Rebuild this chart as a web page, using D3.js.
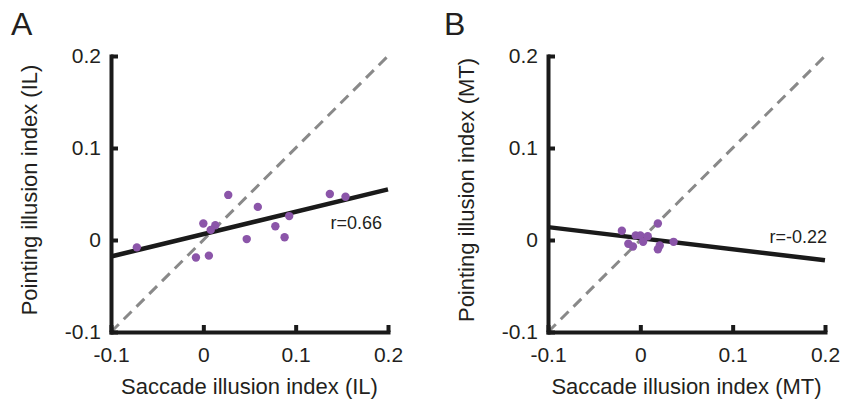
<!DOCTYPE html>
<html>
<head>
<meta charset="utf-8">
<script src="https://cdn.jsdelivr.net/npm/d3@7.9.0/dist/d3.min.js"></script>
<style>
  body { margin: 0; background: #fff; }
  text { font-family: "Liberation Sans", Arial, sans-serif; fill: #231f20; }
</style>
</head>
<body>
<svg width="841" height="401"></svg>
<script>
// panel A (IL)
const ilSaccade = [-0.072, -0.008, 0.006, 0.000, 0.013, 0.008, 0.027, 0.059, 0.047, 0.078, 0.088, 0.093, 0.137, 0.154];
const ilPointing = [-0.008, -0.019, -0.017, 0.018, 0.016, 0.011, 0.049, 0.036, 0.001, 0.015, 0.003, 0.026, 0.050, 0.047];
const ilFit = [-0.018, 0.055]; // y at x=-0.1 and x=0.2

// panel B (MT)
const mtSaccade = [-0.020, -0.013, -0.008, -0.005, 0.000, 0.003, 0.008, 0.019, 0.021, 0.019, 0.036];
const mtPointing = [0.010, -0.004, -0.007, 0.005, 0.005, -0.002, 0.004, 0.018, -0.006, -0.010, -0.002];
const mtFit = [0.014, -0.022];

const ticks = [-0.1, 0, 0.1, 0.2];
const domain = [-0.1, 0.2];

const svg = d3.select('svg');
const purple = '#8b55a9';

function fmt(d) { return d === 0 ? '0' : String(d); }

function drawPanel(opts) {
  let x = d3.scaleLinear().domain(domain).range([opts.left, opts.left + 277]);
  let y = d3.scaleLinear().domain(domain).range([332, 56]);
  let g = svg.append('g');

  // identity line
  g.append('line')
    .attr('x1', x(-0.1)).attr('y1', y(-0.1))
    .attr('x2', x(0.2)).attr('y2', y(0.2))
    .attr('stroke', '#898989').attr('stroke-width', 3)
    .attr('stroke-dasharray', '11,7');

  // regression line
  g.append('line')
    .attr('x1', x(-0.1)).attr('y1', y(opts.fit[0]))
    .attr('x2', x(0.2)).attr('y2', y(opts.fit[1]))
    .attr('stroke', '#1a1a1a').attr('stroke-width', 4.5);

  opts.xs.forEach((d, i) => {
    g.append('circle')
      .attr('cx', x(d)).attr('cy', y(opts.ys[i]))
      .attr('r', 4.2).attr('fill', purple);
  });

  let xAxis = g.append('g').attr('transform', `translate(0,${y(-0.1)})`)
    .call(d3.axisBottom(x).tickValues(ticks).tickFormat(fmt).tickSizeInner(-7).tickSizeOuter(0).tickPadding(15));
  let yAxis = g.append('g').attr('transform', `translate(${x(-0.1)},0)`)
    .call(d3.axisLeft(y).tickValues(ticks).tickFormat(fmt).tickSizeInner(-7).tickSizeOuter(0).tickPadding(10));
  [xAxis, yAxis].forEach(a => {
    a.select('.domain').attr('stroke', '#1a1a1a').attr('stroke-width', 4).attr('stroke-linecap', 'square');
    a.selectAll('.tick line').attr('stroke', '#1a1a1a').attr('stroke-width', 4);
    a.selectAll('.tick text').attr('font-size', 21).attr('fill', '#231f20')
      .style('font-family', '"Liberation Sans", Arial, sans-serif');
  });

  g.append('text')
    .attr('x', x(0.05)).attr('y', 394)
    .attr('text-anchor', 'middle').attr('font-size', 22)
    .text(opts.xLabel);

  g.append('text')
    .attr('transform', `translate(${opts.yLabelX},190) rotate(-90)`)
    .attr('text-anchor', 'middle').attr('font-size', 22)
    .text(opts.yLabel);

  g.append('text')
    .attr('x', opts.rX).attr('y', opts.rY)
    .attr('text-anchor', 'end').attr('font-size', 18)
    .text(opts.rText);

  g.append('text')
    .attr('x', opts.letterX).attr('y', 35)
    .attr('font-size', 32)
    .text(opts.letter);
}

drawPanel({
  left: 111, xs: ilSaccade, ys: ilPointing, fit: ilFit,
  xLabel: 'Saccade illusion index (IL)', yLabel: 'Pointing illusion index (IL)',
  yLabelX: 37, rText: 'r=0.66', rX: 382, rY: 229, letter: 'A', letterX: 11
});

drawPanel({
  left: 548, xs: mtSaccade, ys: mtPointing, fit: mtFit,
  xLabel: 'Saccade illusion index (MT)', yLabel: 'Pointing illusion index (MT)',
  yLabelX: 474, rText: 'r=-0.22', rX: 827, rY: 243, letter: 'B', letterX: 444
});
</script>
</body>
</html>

• Task objective: Exclude the images, then output the data above word for word.

• Expected output:
Rebuild this chart as a web page, using D3.js.
<!DOCTYPE html>
<html>
<head>
<meta charset="utf-8">
<script src="https://cdn.jsdelivr.net/npm/d3@7.9.0/dist/d3.min.js"></script>
<style>
  body { margin: 0; background: #fff; }
  text { font-family: "Liberation Sans", Arial, sans-serif; fill: #231f20; }
</style>
</head>
<body>
<svg width="841" height="401"></svg>
<script>
// panel A (IL)
const ilSaccade = [-0.072, -0.008, 0.006, 0.000, 0.013, 0.008, 0.027, 0.059, 0.047, 0.078, 0.088, 0.093, 0.137, 0.154];
const ilPointing = [-0.008, -0.019, -0.017, 0.018, 0.016, 0.011, 0.049, 0.036, 0.001, 0.015, 0.003, 0.026, 0.050, 0.047];
const ilFit = [-0.018, 0.055]; // y at x=-0.1 and x=0.2

// panel B (MT)
const mtSaccade = [-0.020, -0.013, -0.008, -0.005, 0.000, 0.003, 0.008, 0.019, 0.021, 0.019, 0.036];
const mtPointing = [0.010, -0.004, -0.007, 0.005, 0.005, -0.002, 0.004, 0.018, -0.006, -0.010, -0.002];
const mtFit = [0.014, -0.022];

const ticks = [-0.1, 0, 0.1, 0.2];
const domain = [-0.1, 0.2];

const svg = d3.select('svg');
const purple = '#8b55a9';

function fmt(d) { return d === 0 ? '0' : String(d); }

function drawPanel(opts) {
  let x = d3.scaleLinear().domain(domain).range([opts.left, opts.left + 277]);
  let y = d3.scaleLinear().domain(domain).range([332, 56]);
  let g = svg.append('g');

  // identity line
  g.append('line')
    .attr('x1', x(-0.1)).attr('y1', y(-0.1))
    .attr('x2', x(0.2)).attr('y2', y(0.2))
    .attr('stroke', '#898989').attr('stroke-width', 3)
    .attr('stroke-dasharray', '11,7');

  // regression line
  g.append('line')
    .attr('x1', x(-0.1)).attr('y1', y(opts.fit[0]))
    .attr('x2', x(0.2)).attr('y2', y(opts.fit[1]))
    .attr('stroke', '#1a1a1a').attr('stroke-width', 4.5);

  opts.xs.forEach((d, i) => {
    g.append('circle')
      .attr('cx', x(d)).attr('cy', y(opts.ys[i]))
      .attr('r', 4.2).attr('fill', purple);
  });

  let xAxis = g.append('g').attr('transform', `translate(0,${y(-0.1)})`)
    .call(d3.axisBottom(x).tickValues(ticks).tickFormat(fmt).tickSizeInner(-7).tickSizeOuter(0).tickPadding(15));
  let yAxis = g.append('g').attr('transform', `translate(${x(-0.1)},0)`)
    .call(d3.axisLeft(y).tickValues(ticks).tickFormat(fmt).tickSizeInner(-7).tickSizeOuter(0).tickPadding(10));
  [xAxis, yAxis].forEach(a => {
    a.select('.domain').attr('stroke', '#1a1a1a').attr('stroke-width', 4).attr('stroke-linecap', 'square');
    a.selectAll('.tick line').attr('stroke', '#1a1a1a').attr('stroke-width', 4);
    a.selectAll('.tick text').attr('font-size', 21).attr('fill', '#231f20')
      .style('font-family', '"Liberation Sans", Arial, sans-serif');
  });

  g.append('text')
    .attr('x', x(0.05)).attr('y', 394)
    .attr('text-anchor', 'middle').attr('font-size', 22)
    .text(opts.xLabel);

  g.append('text')
    .attr('transform', `translate(${opts.yLabelX},190) rotate(-90)`)
    .attr('text-anchor', 'middle').attr('font-size', 22)
    .text(opts.yLabel);

  g.append('text')
    .attr('x', opts.rX).attr('y', opts.rY)
    .attr('text-anchor', 'end').attr('font-size', 18)
    .text(opts.rText);

  g.append('text')
    .attr('x', opts.letterX).attr('y', 35)
    .attr('font-size', 32)
    .text(opts.letter);
}

drawPanel({
  left: 111, xs: ilSaccade, ys: ilPointing, fit: ilFit,
  xLabel: 'Saccade illusion index (IL)', yLabel: 'Pointing illusion index (IL)',
  yLabelX: 37, rText: 'r=0.66', rX: 382, rY: 229, letter: 'A', letterX: 11
});

drawPanel({
  left: 548, xs: mtSaccade, ys: mtPointing, fit: mtFit,
  xLabel: 'Saccade illusion index (MT)', yLabel: 'Pointing illusion index (MT)',
  yLabelX: 474, rText: 'r=-0.22', rX: 827, rY: 243, letter: 'B', letterX: 444
});
</script>
</body>
</html>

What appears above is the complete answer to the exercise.